SHAMIMA Begum's Dutch husband insists the couple should be allowed to move to Holland - because they're not a danger to anyone.

Brazen ISIS fighter Yago Riedijk – currently held in a Kurdish-run detention centre in northern Syria – said he wants his wife and their newborn son to live as a family in the Netherlands.

Begum, who is now aged 19 and has had three children – two of whom have died in Syria – is reportedly living in a refugee camp near the Iraqi border.

The ISIS bride was only 15 when she ran away from her home in east London to join the terror group in 2015.

They married before she had turned 16 and Riedijk was 23 years old.

The pair are said to have fled Baghouz, the group's last foothold in eastern Syria, as its territory collapsed in recent months.

Riedijk, now aged 27, and who is said to have rejected ISIS, was found in the detention centre by the BBC.

He said the pair married days after the teenager arrived inside the terror group’s territory from Britain.

ISIS 'REGRETS'
Although Yago Riedijk admitted to fighting for ISIS, he told the broadcaster he is keen to return home to the Netherlands with Begum and their baby son.

Reporter Quentin Somerville asked him: “You were married to her when she was 15 years old; how in any way is that acceptable? You were, what, 23?"

He replied: "To be honest, when my friend came and said there was a girl who was interested in marriage, I wasn't that interested because of her age, but I accepted the offer anyway.

"We sat down and she seemed in a good state of mind.
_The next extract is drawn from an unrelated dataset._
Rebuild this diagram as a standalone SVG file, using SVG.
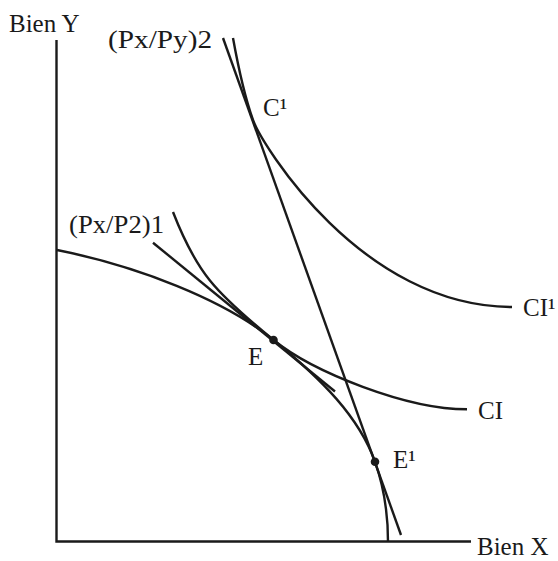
<svg xmlns="http://www.w3.org/2000/svg" width="558" height="561" viewBox="0 0 558 561">
<style>
.ln{fill:none;stroke:#1a1a1a;stroke-width:2.4;stroke-linecap:butt;stroke-linejoin:miter}
.t{font-family:"Liberation Serif","Times New Roman",serif;font-size:25px;fill:#1a1a1a}
.dot{fill:#1a1a1a}
</style>
<rect width="558" height="561" fill="#ffffff"/>
<g id="axes">
<path class="ln" d="M56.5,40 V541.5 H471"/>
</g>
<g id="curves">
<path id="frontier" class="ln" d="M57,250 C137,266 224,299.5 273.5,340 C322,379.5 359,417 375,461.7 C383.9,487 388,515 388,541.5"/>
<path id="ci" class="ln" d="M173,212 C196.4,272 214,291.4 273.5,340 C313.5,372.4 407,409.3 467,409.3"/>
<path id="ci1" class="ln" d="M233,38 C237.5,63 244.1,95 253,120 C261.9,145 362,307 512,307"/>
<path id="line1" class="ln" d="M153,242.7 L335,391.5"/>
<path id="line2" class="ln" d="M223,38 L401,535"/>
</g>
<g id="points">
<circle id="E" class="dot" cx="273.5" cy="340" r="4.3"/>
<circle id="E1" class="dot" cx="375" cy="461.7" r="4.3"/>
</g>
<g id="labels">
<text class="t" x="9" y="32">Bien Y</text>
<text class="t" x="108" y="48" textLength="104" lengthAdjust="spacingAndGlyphs">(Px/Py)2</text>
<text class="t" x="263" y="116">C¹</text>
<text class="t" x="69" y="233" textLength="95" lengthAdjust="spacingAndGlyphs">(Px/P2)1</text>
<text class="t" x="248" y="365">E</text>
<text class="t" x="393" y="468">E¹</text>
<text class="t" x="523" y="316">CI¹</text>
<text class="t" x="478" y="419">CI</text>
<text class="t" x="477" y="555">Bien X</text>
</g>
</svg>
It was her own choice, she was the one who asked to look for a partner for her.

"Then I was invited and yeah, she was very young and it might have been better for her to wait a bit.

"But she didn't, she chose to get married and I chose to marry her."

Although Riedijk admitted to fighting for ISIS, he told the broadcaster he is keen to return home to the Netherlands – which he abandoned in 2014 to join the terror group – with Begum and their baby son.

In a separate interview with Sky News, he insisted that his wife wasn't dangerous and that the pair had "made a mistake".

He said: "I understand any government's fear of either foreign fighters or their wives.

"But to let a young girl in her position, who has lost her children, who has been through horrors in the Islamic State, be left here to rot in a camp... I don't think that is a very humanitarian decision.

'LIVE WITH THE CONSEQUENCES'
"We made a mistake and we have to live with the consequences. We regret what we did but I hope that our governments and the people back there might consider giving us a second chance.

"I know her very well being my wife for more than three years. I know that she's no danger to anybody whatsoever - she cannot kill a spider, she cannot kill a cockroach.

"But she made a mistake and we'll have to live with the consequences."

I very much regret what I did and that I basically lived a very miserable life in the Islamic State.

He added: "I very much regret what I did and that I basically lived a very miserable life in the Islamic State.

"I want to better myself and hopefully one day return back to life as I was once, create a family.

"Wherever she goes, I'm going to go. If my country wants me then I either take my wife or I stay with her."

He also said he had little involvement in the terrorist group's activities in Syria and had only fought for a "short period of time".

"I did not have direct involvement in... hurting or harming people," he said.

Riedijk, from Arnhem, also said that he had been imprisoned in Raqqa, and tortured after the extremists accused him of being a Dutch spy.

It's reported that while Riedijk is on a terrorism watch list, his Dutch citizenship has not been revoked.

Begum, who said she wants to return to the UK, has been stripped of her British citizenship.

However, she says she should be allowed back to Britain, because her newborn son Jerah is sick, and she won't leave without him, claiming she is "willing to change" her ways while pleading for "mercy" from Britain.

Immigration lawyers have said that Begum could use her son's nationality to accompany him back to Britain.